Steve Dollar (May 4)
HOT FUZZ
R, 121 minutes
In the language of serial-murderer-catcher potboilers: “To mock a buddy cop movie, you must become a buddy cop movie.” In London, humorless, highly efficient star police constable Nicholas Angel (Simon Pegg) gets a much-deserved promotion to sergeant. But because his arrest record is 400% better than any other bobbie patrolling London, he’s making the rest of the force look bad. Angel’s kick upstairs, his superiors cheerfully inform him, comes with a mandatory transfer to the bucolic, provincial outpost of Sandford, where rocking the boat involves daring to check ID’s at the local pub and failing to appreciate the gravity of a municipal crisis involving an escaped swan.
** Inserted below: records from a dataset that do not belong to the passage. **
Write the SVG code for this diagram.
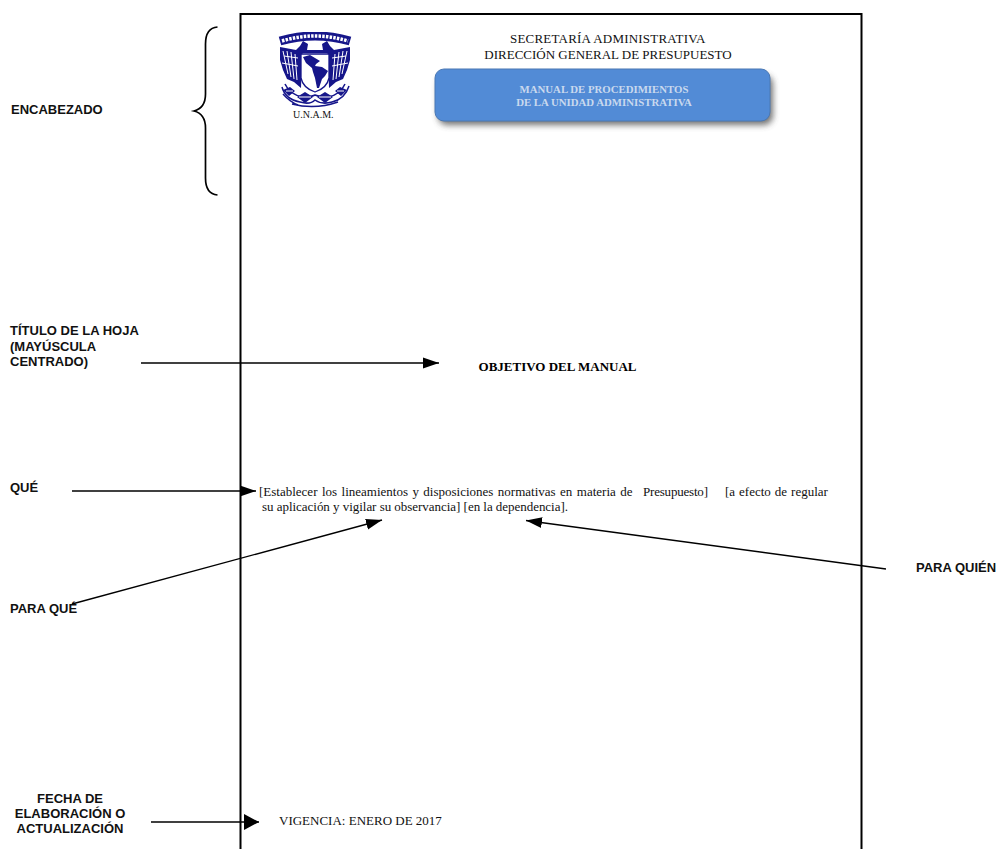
<svg xmlns="http://www.w3.org/2000/svg" width="998" height="849" viewBox="0 0 998 849">
<style>
.l{font-family:"Liberation Sans",Arial,sans-serif;font-size:13px;font-weight:bold;fill:#111}
.t{font-family:"Liberation Serif","Times New Roman",serif;font-size:13px;fill:#111}
.c{stroke:#000;stroke-width:1.4;fill:none}
.n{fill:#14148a}
.w{stroke:#fff;stroke-width:1;fill:none}
.b{stroke:#14148a;stroke-width:1.500;fill:none}
.m{font-family:"Liberation Serif","Times New Roman",serif;font-size:10.800px;font-weight:bold;fill:#c9d9ee}
</style>
<defs>
<marker id="a" markerUnits="userSpaceOnUse" markerWidth="17" markerHeight="14" refX="16" refY="6.500" orient="auto"><path d="M0 1L16 6.500L0 12Z" fill="#000"/></marker>
<marker id="a2" markerUnits="userSpaceOnUse" markerWidth="17" markerHeight="16" refX="15" refY="8" orient="auto"><path d="M0 0L15 8L0 16Z" fill="#000"/></marker>
<filter id="s" x="-10%" y="-30%" width="120%" height="170%"><feGaussianBlur stdDeviation="3.200"/></filter>
<filter id="r" x="-5%" y="-5%" width="110%" height="110%"><feGaussianBlur stdDeviation="0.350"/></filter>
</defs>
<rect width="998" height="849" fill="#fff"/>
<g id="page"><path d="M240.500 849V14H861.500V849" fill="none" stroke="#000" stroke-width="2"/></g>
<g id="emblem">
<g filter="url(#r)">
<path d="M280 41Q315 31 350 41" fill="none" stroke="#14148a" stroke-width="9"/>
<path d="M282 41Q315 31 348 41" fill="none" stroke="#fff" stroke-width="3.500" stroke-dasharray="2.500 1.200"/>
<path class="n" d="M280 47L296 50L300 46L303 41L308 44L307 50L302 54L301 88L294 82L287 79L283 70L280 60Z"/>
<path class="n" d="M350 47L334 50L330 46L327 41L322 44L323 50L328 54L329 88L336 82L343 79L347 70L350 60Z"/>
<path class="w" d="M283 51L288 74M287 51L291 77M291 52L294 79M295 54L297 80M347 51L342 74M343 51L339 77M339 52L336 79M335 54L333 80M298 58L284 56M332 58L346 56M282 63L298 66M348 63L332 66"/>
<path d="M301 54H329V78Q327 88 315 92Q303 88 301 78Z" fill="#fff" stroke="#14148a" stroke-width="1.300"/>
<path class="n" d="M303 57L310 55L320 61L316 64L315 66L322 67L328 71L325 76L322 79L319 88L317 88L315 78L313 72L312 68L306 63Z"/>
<path class="n" d="M302 50H328V53H302Z"/>
<path class="b" d="M282 87Q285 99 300 102Q310 105 315 100Q322 105 332 102Q345 99 349 86"/>
<path class="b" d="M285 84Q290 95 303 97Q311 97 315 95Q320 97 328 97Q340 95 345 84"/>
<path class="n" d="M283 90L290 87L295 91L289 96ZM347 90L340 87L335 91L341 96ZM297 97L305 92L313 97L305 103ZM333 97L325 92L317 97L325 103Z"/>
<path class="w" d="M286 91L293 91M344 91L337 91M299 97L311 97M331 97L319 97"/>
<path class="b" d="M292 104Q315 110 338 102M283 94Q290 102 298 105"/>
</g>
<text class="t" x="293" y="117.500" style="font-size:10px">U.N.A.M.</text>
</g>
<g id="header-text">
<text class="t" x="510" y="43" textLength="195.500">SECRETARÍA ADMINISTRATIVA</text>
<text class="t" x="608" y="58.500" text-anchor="middle">DIRECCIÓN GENERAL DE PRESUPUESTO</text>
</g>
<g id="manual-box">
<rect x="438" y="75" width="335" height="50" rx="9" fill="#444" opacity=".75" filter="url(#s)"/>
<rect x="435" y="69" width="335" height="52" rx="9" fill="#528bd6" stroke="#4a78b4"/>
<text class="m" x="604" y="93" text-anchor="middle">MANUAL DE PROCEDIMIENTOS</text>
<text class="m" x="604" y="106" text-anchor="middle">DE LA UNIDAD ADMINISTRATIVA</text>
</g>
<g id="title"><text class="t" x="557.500" y="370.500" font-weight="bold" text-anchor="middle" style="fill:#000">OBJETIVO DEL MANUAL</text></g>
<g id="body">
<text class="t" x="259" y="495.500" word-spacing="1.200">[Establecer los lineamientos y disposiciones normativas en materia de</text>
<text class="t" x="643" y="495.500" textLength="65">Presupuesto]</text>
<text class="t" x="725" y="495.500" word-spacing="0.750">[a efecto de regular</text>
<text class="t" x="262" y="510.500" textLength="306">su aplicación y vigilar su observancia] [en la dependencia].</text>
</g>
<g id="vigencia"><text class="t" x="279" y="824.500">VIGENCIA: ENERO DE 2017</text></g>
<g id="label-encabezado"><text class="l" x="11" y="113.500">ENCABEZADO</text></g>
<g id="label-titulo">
<text class="l" x="10" y="335">TÍTULO DE LA HOJA</text>
<text class="l" x="10" y="351">(MAYÚSCULA</text>
<text class="l" x="10" y="366">CENTRADO)</text>
</g>
<g id="label-que"><text class="l" x="10" y="492">QUÉ</text></g>
<g id="label-paraque"><text class="l" x="10" y="613">PARA QUÉ</text></g>
<g id="label-paraquien"><text class="l" x="916" y="572">PARA QUIÉN</text></g>
<g id="label-fecha">
<text class="l" x="70" y="803" text-anchor="middle">FECHA DE</text>
<text class="l" x="70" y="818" text-anchor="middle">ELABORACIÓN O</text>
<text class="l" x="70" y="833" text-anchor="middle">ACTUALIZACIÓN</text>
</g>
<g id="connectors">
<path d="M217.500 27Q205.500 28 205.500 44V94Q205.500 108 194 111Q205.500 114 205.500 128V178Q205.500 194 217.500 195" fill="none" stroke="#000" stroke-width="1.700"/>
<path class="c" marker-end="url(#a)" d="M141 363H439"/>
<path class="c" marker-end="url(#a)" d="M72 491H256"/>
<path class="c" marker-end="url(#a)" d="M72 604L382 520"/>
<path class="c" marker-end="url(#a)" d="M886 569L526 520.500"/>
<path class="c" marker-end="url(#a2)" d="M151 822H259"/>
</g>
</svg>
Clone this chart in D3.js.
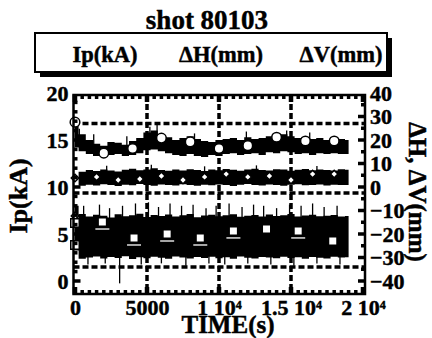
<!DOCTYPE html>
<html><head><meta charset="utf-8">
<script src="https://cdn.jsdelivr.net/npm/d3@7"></script>
<style>
body{margin:0;background:#fff}
text{font-family:"Liberation Serif","Times New Roman",serif;font-weight:bold;fill:#000;stroke:#000;stroke-width:0.45px}
</style></head><body>
<svg id="c" width="432" height="338"></svg>
<script>
// ---------------- data ----------------
const chartTitle = "shot 80103";
const seriesNames = ["Ip(kA)", "ΔH(mm)", "ΔV(mm)"];
const xTitle = "TIME(s)";
const yLeftTitle = "Ip(kA)";
const yRightTitle = "ΔH, ΔV(mm)";
const xTickValues = [0, 5000, 10000, 15000, 20000];
const xTickLabels = ["0", "5000", "1 10^4", "1.5 10^4", "2 10^4"];
const ipTickValues = [0, 5, 10, 15, 20];
const dTickValues = [-40, -30, -20, -10, 0, 10, 20, 30, 40];
const gridTimes = [5000, 10000, 15000];
const gridLevels = [27, -2.5, -34];           // mm, right axis

// envelope sample times (s)
const envTime = [0,500,1000,1500,2000,2500,3000,3500,4000,4500,5000,5500,6000,6500,7000,7500,8000,8500,9000,9500,
  10000,10500,11000,11500,12000,12500,13000,13500,14000,14500,15000,15500,16000,16500,17000,17500,18000,18500,19000];
// Ip trace envelope (kA)
const ipHigh = [16.9,15.6,15.0,14.6,14.4,14.8,14.7,14.5,14.9,15.2,15.8,16.0,15.6,15.3,15.0,15.2,15.4,15.1,14.9,14.8,
  15.0,15.1,15.2,15.0,15.3,15.1,15.2,15.4,15.3,15.6,15.4,15.2,15.3,15.1,15.2,15.0,15.3,15.1,15.0];
const ipLow = [14.2,13.8,13.5,13.3,13.2,13.4,13.5,13.3,13.4,13.6,13.9,14.0,13.8,13.6,13.4,13.3,13.5,13.3,13.2,13.4,
  13.3,13.5,13.6,13.4,13.5,13.6,13.4,13.7,13.6,13.8,13.7,13.5,13.6,13.4,13.6,13.5,13.6,13.5,13.5];
// ΔH trace envelope (mm)
const dhHigh = [-8,6.5,7.2,6.8,7.5,7.0,6.6,7.3,7.8,7.1,7.4,8.0,7.2,6.9,7.5,7.0,7.6,7.2,6.8,7.4,
  7.1,7.7,7.3,6.9,7.5,7.8,7.2,7.0,7.6,7.4,6.9,7.3,7.7,7.1,7.5,7.2,7.0,7.6,7.3];
const dhLow = [-13,0.5,1.0,0.6,1.2,0.8,0.4,1.0,0.7,1.3,0.9,0.5,1.1,0.8,0.6,1.2,0.9,0.5,1.0,0.7,
  1.1,0.8,0.4,1.0,1.3,0.9,0.6,1.1,0.8,0.5,1.0,1.2,0.7,0.9,1.1,0.6,1.0,0.8,0.9];
// ΔV trace envelope (mm)
const dvHigh = [-14,-11.5,-12.5,-11.8,-12.2,-13.0,-11.6,-12.4,-12.0,-11.4,-12.8,-11.9,-12.3,-11.7,-12.6,-12.0,-11.5,-12.9,-12.1,-11.8,
  -12.4,-12.0,-11.6,-12.7,-12.2,-11.9,-12.5,-11.7,-12.3,-12.0,-11.5,-12.6,-12.1,-11.8,-12.4,-12.2,-11.9,-12.5,-12.3];
const dvLow = [-27,-30.5,-30.0,-29.6,-30.4,-29.8,-30.2,-29.5,-30.6,-29.9,-30.3,-29.7,-30.1,-30.5,-29.6,-30.0,-30.4,-29.8,-30.2,-29.7,
  -30.3,-29.9,-30.5,-29.6,-30.1,-30.4,-29.8,-30.0,-30.3,-29.7,-30.2,-29.9,-30.5,-29.8,-30.1,-30.4,-29.7,-30.0,-29.9];

// noise spikes (time s, tip value)
const ipSpikeT = [300,1300,3600,5200,5700,8300,11900,14700,16300];
const ipSpikeV = [16.2,15.6,15.4,16.4,16.6,15.7,15.9,16.0,15.8];
const dhSpikeT = [2200,5300,9000,12600,16800];
const dhSpikeV = [9.0,9.5,8.8,9.2,8.9];
const dvUpT = [600,1700,2400,3300,4200,5100,5800,6600,7400,8200,9100,9800,10700,11600,12400,13100,14000,14900,15700,16500,17300,18200];
const dvUpV = [-8,-7.5,-9,-8,-7,-6.5,-8.5,-7,-8,-7.5,-9,-8,-7,-8.5,-7.5,-8,-9,-7.5,-8,-7,-8.5,-8];
const dvDnT = [900,2100,3100,4600,6000,7700,9300,10400,12000,13600,15200,16800,18400];
const dvDnV = [-33,-32.5,-41,-33,-32.5,-33.5,-32.5,-33,-32.5,-33,-33.5,-32.5,-33];

// markers
const ipMarkT = [0,2000,4000,6000,8000,10000,12000,14000,16000,18000];
const ipMarkV = [16.9,13.6,14.1,15.2,14.8,14.1,14.4,15.3,14.9,14.9];
const dhMarkT = [0,0,1500,3000,4500,6000,7500,9000,10500,12000,13500,15000,16500,18000];
const dhMarkV = [-12.3,3.8,4.3,3.0,3.4,4.7,3.0,4.3,5.5,4.3,4.7,3.0,5.5,5.5];
const dvMarkT = [0,0,1900,4100,6400,8700,11000,13300,15500,17900];
const dvMarkV = [-15.3,-24.7,-14.9,-21.7,-20.0,-21.7,-18.7,-17.9,-18.7,-23.0];
const dvUnderlined = [2,3,4,5,6,8];

// ---------------- drawing ----------------
const svg = d3.select("#c");
const x = d3.scaleLinear([0, 20000], [75, 363]);
const yL = d3.scaleLinear([0, 20], [281, 93]);
const yR = d3.scaleLinear([-40, 40], [281, 93]);
const fr = {x0: 73.5, x1: 365, y0: 95, y1: 294};

// title
svg.append("text").attr("x", 207).attr("y", 29).attr("text-anchor", "middle")
  .style("font-size", "27px").text(chartTitle);

// legend box
svg.append("rect").attr("x", 40).attr("y", 38).attr("width", 352).attr("height", 39).attr("fill", "#000");
svg.append("rect").attr("x", 35).attr("y", 33).attr("width", 352).attr("height", 39)
  .attr("fill", "#fff").attr("stroke", "#000").attr("stroke-width", 2);
const legX = [105, 221, 341];
seriesNames.forEach((s, i) => {
  svg.append("text").attr("x", legX[i]).attr("y", 62).attr("text-anchor", "middle")
    .style("font-size", "22.5px").text(s);
});

// grid
const grid = svg.append("g").attr("stroke", "#000").attr("stroke-width", 3.5).attr("stroke-dasharray", "6,3");
gridTimes.forEach(t => grid.append("line").attr("x1", x(t)).attr("x2", x(t)).attr("y1", fr.y0).attr("y2", fr.y1));
gridLevels.forEach(v => grid.append("line").attr("x1", fr.x0).attr("x2", fr.x1).attr("y1", yR(v)).attr("y2", yR(v)));

// bands
function band(hi, lo, y) {
  const d = envTime.map((t, i) => ({t, hi: hi[i], lo: lo[i]}));
  svg.append("path").datum(d).attr("fill", "#000")
    .attr("d", d3.area().x(p => x(p.t)).y0(p => y(p.lo)).y1(p => y(p.hi)).curve(d3.curveStep));
}
band(ipHigh, ipLow, yL);
band(dhHigh, dhLow, yR);
band(dvHigh, dvLow, yR);

function mid(hi, lo, t) {
  const i = d3.bisectLeft(envTime, t);
  const k = Math.min(i, envTime.length - 1);
  return (hi[k] + lo[k]) / 2;
}
function spikes(T, V, hi, lo, y) {
  T.forEach((t, i) => svg.append("line").attr("x1", x(t)).attr("x2", x(t))
    .attr("y1", y(V[i])).attr("y2", y(mid(hi, lo, t))).attr("stroke", "#000").attr("stroke-width", 1.3));
}
spikes(ipSpikeT, ipSpikeV, ipHigh, ipLow, yL);
spikes(dhSpikeT, dhSpikeV, dhHigh, dhLow, yR);
spikes(dvUpT, dvUpV, dvHigh, dvLow, yR);
spikes(dvDnT, dvDnV, dvHigh, dvLow, yR);

// markers
svg.append("g").selectAll("circle").data(ipMarkT).join("circle")
  .attr("cx", d => x(d)).attr("cy", (d, i) => yL(ipMarkV[i])).attr("r", 4.8)
  .attr("fill", "#fff").attr("stroke", "#000").attr("stroke-width", 1.5);
svg.append("g").selectAll("path").data(dhMarkT).join("path")
  .attr("d", d3.symbol(d3.symbolSquare, 28)())
  .attr("transform", (d, i) => `translate(${x(d)},${yR(dhMarkV[i])}) rotate(45)`)
  .attr("fill", "#fff").attr("stroke", "#000").attr("stroke-width", 1.5);
svg.append("g").selectAll("line").data(dvUnderlined).join("line")
  .attr("x1", i => x(dvMarkT[i]) - 7).attr("x2", i => x(dvMarkT[i]) + 7)
  .attr("y1", i => yR(dvMarkV[i]) + 7).attr("y2", i => yR(dvMarkV[i]) + 7)
  .attr("stroke", "#fff").attr("stroke-width", 1.3);
svg.append("g").selectAll("path").data(dvMarkT).join("path")
  .attr("d", d3.symbol(d3.symbolSquare, 72)())
  .attr("transform", (d, i) => `translate(${x(d)},${yR(dvMarkV[i])})`)
  .attr("fill", "#fff").attr("stroke", "#000").attr("stroke-width", 1.5);

// frame with ticks
const fg = svg.append("g").attr("stroke", "#000");
fg.append("rect").attr("x", fr.x0).attr("y", fr.y0).attr("width", fr.x1 - fr.x0).attr("height", fr.y1 - fr.y0)
  .attr("fill", "none").attr("stroke-width", 2.5);
d3.range(0, 20001, 500).forEach(t => {
  const L = t % 5000 === 0 ? 7 : 4, w = t % 5000 === 0 ? 4.5 : 3.5;
  if (x(t) < fr.x0 + 1 || x(t) > fr.x1 - 1) return;
  fg.append("line").attr("x1", x(t)).attr("x2", x(t)).attr("y1", fr.y1).attr("y2", fr.y1 - L).attr("stroke-width", w);
  fg.append("line").attr("x1", x(t)).attr("x2", x(t)).attr("y1", fr.y0).attr("y2", fr.y0 + L).attr("stroke-width", w);
});
d3.range(0, 20.01, 1).forEach(v => {
  const L = v % 5 === 0 ? 7 : 4;
  if (yL(v) < fr.y0 + 1) return;
  fg.append("line").attr("x1", fr.x0).attr("x2", fr.x0 + L).attr("y1", yL(v)).attr("y2", yL(v)).attr("stroke-width", 3.5);
});
d3.range(-40, 40.01, 5).forEach(v => {
  const L = v % 10 === 0 ? 7 : 4;
  if (yR(v) < fr.y0 + 1) return;
  fg.append("line").attr("x1", fr.x1).attr("x2", fr.x1 - L).attr("y1", yR(v)).attr("y2", yR(v)).attr("stroke-width", 3.5);
});

// axes labels
const axL = svg.append("g").attr("transform", `translate(${fr.x0},0)`)
  .call(d3.axisLeft(yL).tickValues(ipTickValues).tickSize(0).tickPadding(5));
const axR = svg.append("g").attr("transform", `translate(${fr.x1},0)`)
  .call(d3.axisRight(yR).tickValues(dTickValues).tickSize(0).tickPadding(5));
const axB = svg.append("g").attr("transform", `translate(0,${fr.y1})`)
  .call(d3.axisBottom(x).tickValues(xTickValues).tickSize(0).tickPadding(5).tickFormat((d, i) => xTickLabels[i]));
[axL, axR, axB].forEach(a => {
  a.select(".domain").remove();
  a.selectAll("text").style("font-size", "22px").attr("fill", "#000");
  a.attr("font-family", null).attr("font-size", null);
});
axB.selectAll("text").each(function() {
  const t = d3.select(this), s = t.text();
  if (s.includes("^")) {
    const [base, sup] = s.split("^");
    t.text(base);
    t.append("tspan").attr("dy", "-0.5em").style("font-size", "12px").text(sup);
  }
});

svg.append("text").attr("x", 228).attr("y", 333).attr("text-anchor", "middle").style("font-size", "25px").text(xTitle);
svg.append("text").attr("transform", "translate(27,196) rotate(-90)").attr("text-anchor", "middle")
  .style("font-size", "26px").text(yLeftTitle);
svg.append("text").attr("transform", "translate(409,192) rotate(90)").attr("text-anchor", "middle")
  .style("font-size", "25px").text(yRightTitle);
</script></body></html>
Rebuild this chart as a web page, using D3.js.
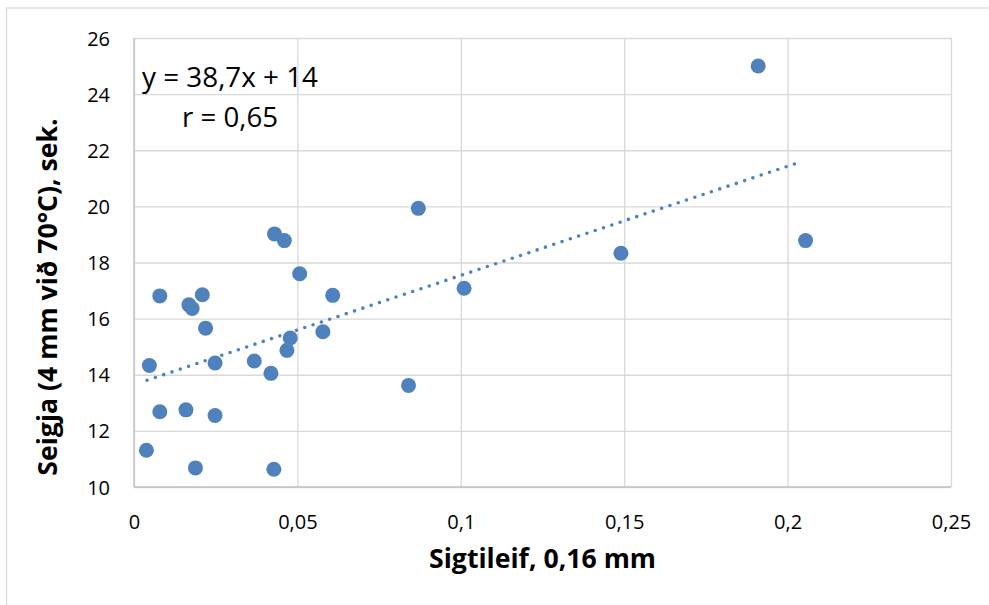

Angel’s new partner Danny Butterman (Nick Frost) has spent his career trying to reconcile what he’s learned from watching cops and robbers movies on DVD with the dull realities of provincial police work. “Have you ever fired two guns whilst jumping through the air?” P.C. Butterman asks Sergeant Angel with deadpan sincerity. His whole-hearted sentimental identification with soulless Hollywood dreck like “Bad Boys II” is as endearing as it is ridiculous and speaks to the provincial dreamer in everyone.